#### Exercise instructions:
Copy each line below in which the word "React" occurs.

#### Given information:
━━━━━━━━━━━━━━━━━━━━━━━━━━━━━━
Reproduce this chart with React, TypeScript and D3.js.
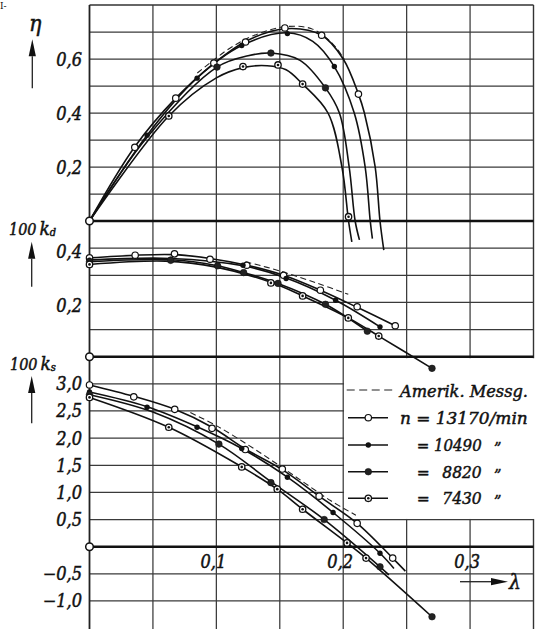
import React from "react";
import * as d3 from "d3";

// ---------- axis ticks ----------
const LAMBDA_TICKS = [0.1, 0.2, 0.3];
const LAMBDA_GRID = [0.05, 0.1, 0.15, 0.2, 0.25, 0.3];
const ETA_TICKS = [0.2, 0.4, 0.6];
const ETA_GRID = [0.1, 0.2, 0.3, 0.4, 0.5, 0.6, 0.7];
const KD_TICKS = [0.2, 0.4];
const KD_GRID = [0.1, 0.2, 0.3, 0.4];
const KS_TICKS = [3.0, 2.5, 2.0, 1.5, 1.0, 0.5, -0.5, -1.0];
const KS_GRID = [3.0, 2.5, 2.0, 1.5, 1.0, 0.5, -0.5, -1.0];

// ---------- series (λ, value) ----------
// η  — efficiency
const eta13170Curve = [[0,0],[0.0357,0.275],[0.068,0.455],[0.098,0.583],[0.123,0.665],[0.154,0.712],[0.183,0.688],[0.2,0.6],[0.212,0.47],[0.2167,0.4],[0.2252,0.2],[0.229,0],[0.232,-0.108]];
const eta13170Pts = [[0.0357,0.273],[0.068,0.455],[0.098,0.585],[0.123,0.663],[0.154,0.715],[0.183,0.688],[0.212,0.47]];
const eta10490Curve = [[0,0],[0.0454,0.318],[0.0848,0.53],[0.12,0.65],[0.156,0.697],[0.176,0.665],[0.193,0.572],[0.2087,0.4],[0.2173,0.2],[0.2213,0],[0.223,-0.065]];
const eta10490Pts = [[0.0454,0.318],[0.0848,0.529],[0.12,0.65],[0.156,0.694],[0.193,0.572]];
const eta8820Curve = [[0,0],[0.0454,0.31],[0.1005,0.57],[0.125,0.612],[0.143,0.622],[0.166,0.595],[0.186,0.493],[0.197,0.4],[0.2047,0.2],[0.2094,0],[0.2128,-0.07]];
const eta8820Pts = [[0.1005,0.57],[0.143,0.622],[0.186,0.493]];
const eta7430Curve = [[0,0],[0.0625,0.389],[0.1,0.53],[0.121,0.568],[0.14,0.575],[0.155,0.56],[0.168,0.507],[0.188,0.4],[0.199,0.2],[0.2042,0],[0.2068,-0.077]];
const eta7430Pts = [[0.0625,0.389],[0.121,0.572],[0.1486,0.578],[0.168,0.507],[0.2042,0.016]];
const etaAmerik = [[0.085,0.548],[0.11,0.638],[0.13,0.688],[0.155,0.72],[0.175,0.712],[0.191,0.66],[0.201,0.598]];

// 100 k_d
const kd13170Curve = [[0,0.364],[0.036,0.374],[0.067,0.376],[0.095,0.362],[0.124,0.337],[0.153,0.3],[0.182,0.245],[0.211,0.182],[0.241,0.114]];
const kd13170Pts = [[0,0.364],[0.036,0.374],[0.067,0.379],[0.095,0.359],[0.124,0.337],[0.153,0.3],[0.182,0.245],[0.211,0.184],[0.241,0.114]];
const kd10490Curve = [[0,0.356],[0.064,0.362],[0.121,0.335],[0.155,0.29],[0.194,0.208],[0.229,0.11]];
const kd10490Pts = [[0,0.356],[0.064,0.359],[0.121,0.337],[0.155,0.288],[0.194,0.208],[0.229,0.11]];
const kd8820Curve = [[0,0.35],[0.064,0.357],[0.101,0.335],[0.1215,0.31],[0.1486,0.27],[0.186,0.193],[0.219,0.094]];
const kd8820Pts = [[0,0.35],[0.064,0.355],[0.101,0.335],[0.1215,0.31],[0.1486,0.27],[0.186,0.193],[0.219,0.094]];
const kd7430Curve = [[0,0.34],[0.06,0.352],[0.1,0.33],[0.143,0.274],[0.168,0.224],[0.204,0.143],[0.228,0.076],[0.27,-0.043]];
const kd7430Pts = [[0,0.34],[0.143,0.272],[0.168,0.224],[0.204,0.143],[0.228,0.076]];
const kdEndPts = [[0.27,-0.043]];
const kdAmerik = [[0.123,0.35],[0.15,0.316],[0.18,0.27],[0.204,0.23]];

// 100 k_s
const ks13170Curve = [[0,2.98],[0.0349,2.77],[0.0672,2.53],[0.0966,2.2],[0.1228,1.8],[0.152,1.42],[0.181,0.93],[0.211,0.43],[0.239,-0.21],[0.249,-0.45]];
const ks13170Pts = [[0,2.98],[0.0349,2.76],[0.0672,2.53],[0.0966,2.18],[0.1228,1.79],[0.152,1.43],[0.181,0.93],[0.211,0.43],[0.239,-0.21]];
const ks10490Curve = [[0,2.85],[0.0454,2.58],[0.0848,2.21],[0.12,1.81],[0.156,1.28],[0.192,0.63],[0.229,-0.12],[0.24,-0.4]];
const ks10490Pts = [[0,2.85],[0.0454,2.57],[0.0848,2.2],[0.12,1.81],[0.156,1.28],[0.192,0.63],[0.229,-0.12]];
const ks8820Curve = [[0,2.8],[0.05,2.48],[0.102,1.89],[0.143,1.2],[0.185,0.5],[0.229,-0.37],[0.236,-0.52]];
const ks8820Pts = [[0,2.8],[0.102,1.89],[0.143,1.18],[0.185,0.5],[0.229,-0.37]];
const ks7430Curve = [[0,2.75],[0.0625,2.2],[0.12,1.47],[0.148,1.06],[0.168,0.69],[0.203,0.07],[0.218,-0.21],[0.27,-1.29]];
const ks7430Pts = [[0,2.75],[0.0625,2.2],[0.12,1.47],[0.148,1.06],[0.168,0.69],[0.203,0.07],[0.218,-0.21]];
const ksEndPts = [[0.27,-1.29]];
const ksAmerik = [[0.0795,2.47],[0.1,2.23],[0.13,1.8],[0.16,1.33],[0.19,0.85],[0.21,0.58]];

// legend
const LEGEND_SPEEDS = ["13170/min", "10490", "8820", "7430"];
const LEGEND_MARKERS = ["open", "filled", "big", "dot"];

const W = 536;
const H = 629;
const FONT = "'DejaVu Serif Condensed', 'DejaVu Serif', 'Liberation Serif', serif";

const x = d3.scaleLinear().domain([0, 0.35]).range([89.5, 533.5]);
const yEta = d3.scaleLinear().domain([0, 0.8]).range([221, 5]);
const yKd = d3.scaleLinear().domain([0, 0.5]).range([356.7, 221]);
const yKs = d3.scaleLinear().domain([0, 3.5]).range([546.7, 356.7]);

const fmt = (v: number) => d3.format(".1f")(v).replace(".", ",").replace("-", "\u2212");

function Marker({ cx, cy, type }: { cx: number; cy: number; type: string }) {
  if (type === "open")
    return <circle cx={cx} cy={cy} r={3.2} fill="#fff" stroke="#111" strokeWidth={1.2} />;
  if (type === "filled") return <circle cx={cx} cy={cy} r={2.7} fill="#111" />;
  if (type === "big") return <circle cx={cx} cy={cy} r={3.3} fill="#222" stroke="#111" strokeWidth={0.6} />;
  return (
    <g>
      <circle cx={cx} cy={cy} r={3.2} fill="#fff" stroke="#111" strokeWidth={1.3} />
      <circle cx={cx} cy={cy} r={1.3} fill="#111" />
    </g>
  );
}

function Arrow({ x1, y1, x2, y2 }: { x1: number; y1: number; x2: number; y2: number }) {
  // arrow from (x1,y1) to tip (x2,y2)
  const ang = Math.atan2(y2 - y1, x2 - x1);
  const L = 17, Wd = 3.6;
  const bx = x2 - L * Math.cos(ang), by = y2 - L * Math.sin(ang);
  const px = -Math.sin(ang) * Wd, py = Math.cos(ang) * Wd;
  return (
    <g>
      <line x1={x1} y1={y1} x2={bx} y2={by} stroke="#222" strokeWidth={1.3} />
      <path d={`M${x2},${y2}L${bx + px},${by + py}L${bx - px},${by - py}Z`} fill="#111" />
    </g>
  );
}

export default function App() {
  const mk = (yS: d3.ScaleLinear<number, number>) =>
    d3.line<number[]>().x((d) => x(d[0])).y((d) => yS(d[1])).curve(d3.curveCatmullRom.alpha(0.5));
  const lEta = mk(yEta), lKd = mk(yKd), lKs = mk(yKs);

  const series = [
    { type: "open", curves: [[lEta, eta13170Curve], [lKd, kd13170Curve], [lKs, ks13170Curve]], pts: [[yEta, eta13170Pts], [yKd, kd13170Pts], [yKs, ks13170Pts]] },
    { type: "filled", curves: [[lEta, eta10490Curve], [lKd, kd10490Curve], [lKs, ks10490Curve]], pts: [[yEta, eta10490Pts], [yKd, kd10490Pts], [yKs, ks10490Pts]] },
    { type: "big", curves: [[lEta, eta8820Curve], [lKd, kd8820Curve], [lKs, ks8820Curve]], pts: [[yEta, eta8820Pts], [yKd, kd8820Pts], [yKs, ks8820Pts], [yKd, kdEndPts], [yKs, ksEndPts]] },
    { type: "dot", curves: [[lEta, eta7430Curve], [lKd, kd7430Curve], [lKs, ks7430Curve]], pts: [[yEta, eta7430Pts], [yKd, kd7430Pts], [yKs, ks7430Pts]] },
  ] as any[];

  const left = x(0), right = x(0.35);
  const legX0 = x(0.2) + 0.8;
  const legY0 = yKs(3.5) + 1.5;
  const legY1 = yKs(0.5) - 0.6;

  const textStyle = { fontFamily: FONT, fontStyle: "italic" as const, fill: "#111", stroke: "#111", strokeWidth: 0.45 };
  const rowY = [390, 417.7, 445, 471.7, 498.3];

  return (
    <svg width={W} height={H} style={{ position: "absolute", left: 0, top: 0, background: "#fff" }}>
      <rect x={0} y={0} width={W} height={H} fill="#fff" />
      {/* vertical grid */}
      {LAMBDA_GRID.map((v) => (
        <line key={"vg" + v} x1={x(v)} x2={x(v)} y1={yEta(0.8)} y2={H} stroke="#3a3a3a" strokeWidth={1.25} />
      ))}
      <line x1={right} x2={right} y1={yEta(0.8)} y2={H} stroke="#333" strokeWidth={1.4} />
      {/* horizontal grid */}
      {ETA_GRID.map((v) => (
        <line key={"he" + v} x1={left} x2={right} y1={yEta(v)} y2={yEta(v)} stroke="#3a3a3a" strokeWidth={1.25} />
      ))}
      {KD_GRID.map((v) => (
        <line key={"hd" + v} x1={left} x2={right} y1={yKd(v)} y2={yKd(v)} stroke="#3a3a3a" strokeWidth={1.25} />
      ))}
      {KS_GRID.map((v) => (
        <line key={"hs" + v} x1={left} x2={right} y1={yKs(v)} y2={yKs(v)} stroke="#3a3a3a" strokeWidth={1.25} />
      ))}
      {/* legend box (blank area) */}
      <rect x={legX0} y={legY0} width={W - legX0} height={legY1 - legY0} fill="#fff" />
      {/* frame + zero lines */}
      <line x1={left} x2={right} y1={yEta(0.8)} y2={yEta(0.8)} stroke="#333" strokeWidth={1.5} />
      <line x1={left} x2={left} y1={yEta(0.8)} y2={H} stroke="#222" strokeWidth={1.8} />
      <line x1={left} x2={right} y1={yEta(0)} y2={yEta(0)} stroke="#111" strokeWidth={2.6} />
      <line x1={left} x2={right} y1={yKd(0)} y2={yKd(0)} stroke="#111" strokeWidth={2.6} />
      <line x1={left} x2={right} y1={yKs(0)} y2={yKs(0)} stroke="#111" strokeWidth={2.6} />

      {/* Amerik. Messungen dashed */}
      <path d={lEta(etaAmerik as any) || ""} fill="none" stroke="#222" strokeWidth={1.1} strokeDasharray="6 3.5" />
      <path d={lKd(kdAmerik as any) || ""} fill="none" stroke="#222" strokeWidth={1.1} strokeDasharray="6 3.5" />
      <path d={lKs(ksAmerik as any) || ""} fill="none" stroke="#222" strokeWidth={1.1} strokeDasharray="6 3.5" />

      {/* curves */}
      {series.map((s, i) =>
        s.curves.map((c: any, j: number) => (
          <path key={"c" + i + j} d={c[0](c[1]) || ""} fill="none" stroke="#111" strokeWidth={1.6} />
        ))
      )}
      {/* markers */}
      {series.map((s, i) =>
        s.pts.map((p: any, j: number) =>
          p[1].map((d: number[], k: number) => (
            <Marker key={"m" + i + j + k} cx={x(d[0])} cy={p[0](d[1])} type={s.type} />
          ))
        )
      )}

      {/* origin circles on left axis */}
      {[yEta(0), yKd(0), yKs(0)].map((yy, i) => (
        <circle key={"o" + i} cx={left} cy={yy} r={3.8} fill="#fff" stroke="#111" strokeWidth={1.5} />
      ))}

      {/* tick labels */}
      {ETA_TICKS.map((v) => (
        <text key={"te" + v} x={82} y={yEta(v) + 6.5} textAnchor="end" fontSize={18} {...textStyle}>{fmt(v)}</text>
      ))}
      {KD_TICKS.map((v) => (
        <text key={"td" + v} x={82} y={yKd(v) + 9.5} textAnchor="end" fontSize={18} {...textStyle}>{fmt(v)}</text>
      ))}
      {KS_TICKS.map((v) => (
        <text key={"ts" + v} x={82} y={yKs(v) + 6.5} textAnchor="end" fontSize={18} {...textStyle}>{fmt(v)}</text>
      ))}
      {LAMBDA_TICKS.map((v) => (
        <text key={"tl" + v} x={x(v) - 3} y={568} textAnchor="middle" fontSize={18} {...textStyle}>{fmt(v)}</text>
      ))}

      {/* axis titles */}
      <text x={0} y={9} fontSize={10} {...textStyle} fontStyle="normal" strokeWidth={0}>I-</text>
      <text x={29} y={31} fontSize={23} {...textStyle}>η</text>
      <Arrow x1={32.3} y1={88.3} x2={32.3} y2={39.3} />
      <text x={9} y={234.5} fontSize={16} {...textStyle}>
        100<tspan dx={3} fontSize={19}>k</tspan><tspan fontSize={11} dy={1.5}>d</tspan>
      </text>
      <Arrow x1={31.7} y1={286.7} x2={31.7} y2={241.7} />
      <text x={10} y={369.5} fontSize={16} {...textStyle}>
        100<tspan dx={3} fontSize={19}>k</tspan><tspan fontSize={11} dy={1}>s</tspan>
      </text>
      <Arrow x1={31.7} y1={423.3} x2={31.7} y2={376} />
      <Arrow x1={460} y1={581.7} x2={508} y2={581.7} />
      <text x={509} y={589} fontSize={21} {...textStyle}>λ</text>

      {/* legend */}
      <line x1={346.7} x2={396.7} y1={rowY[0]} y2={rowY[0]} stroke="#222" strokeWidth={1.2} strokeDasharray="8 4.5" />
      <text x={400} y={396.5} fontSize={17} textLength={128} lengthAdjust="spacingAndGlyphs" {...textStyle}>Amerik. Messg.</text>
      {LEGEND_SPEEDS.map((s, i) => {
        const yy = rowY[i + 1];
        return (
          <g key={"lg" + i}>
            <line x1={348} x2={388} y1={yy} y2={yy} stroke="#111" strokeWidth={1.4} />
            <Marker cx={368.3} cy={yy} type={LEGEND_MARKERS[i]} />
            {i === 0 ? (
              <text x={400} y={yy + 6} fontSize={17} textLength={127.7} lengthAdjust="spacingAndGlyphs" {...textStyle}>{"n = " + s}</text>
            ) : (
              <g>
                <text x={416.7} y={yy + 6} fontSize={17} textLength={65} lengthAdjust="spacingAndGlyphs" {...textStyle}>
                  {"= " + (s.length < 5 ? "\u2002" : "") + s}
                </text>
                <text x={494} y={yy + 9} fontSize={16} {...textStyle}>{"\u201D"}</text>
              </g>
            )}
          </g>
        );
      })}
    </svg>
  );
}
━━━━━━━━━━━━━━━━━━━━━━━━━━━━━━
#### Exercise output:
Reproduce this chart with React, TypeScript and D3.js.
import React from "react";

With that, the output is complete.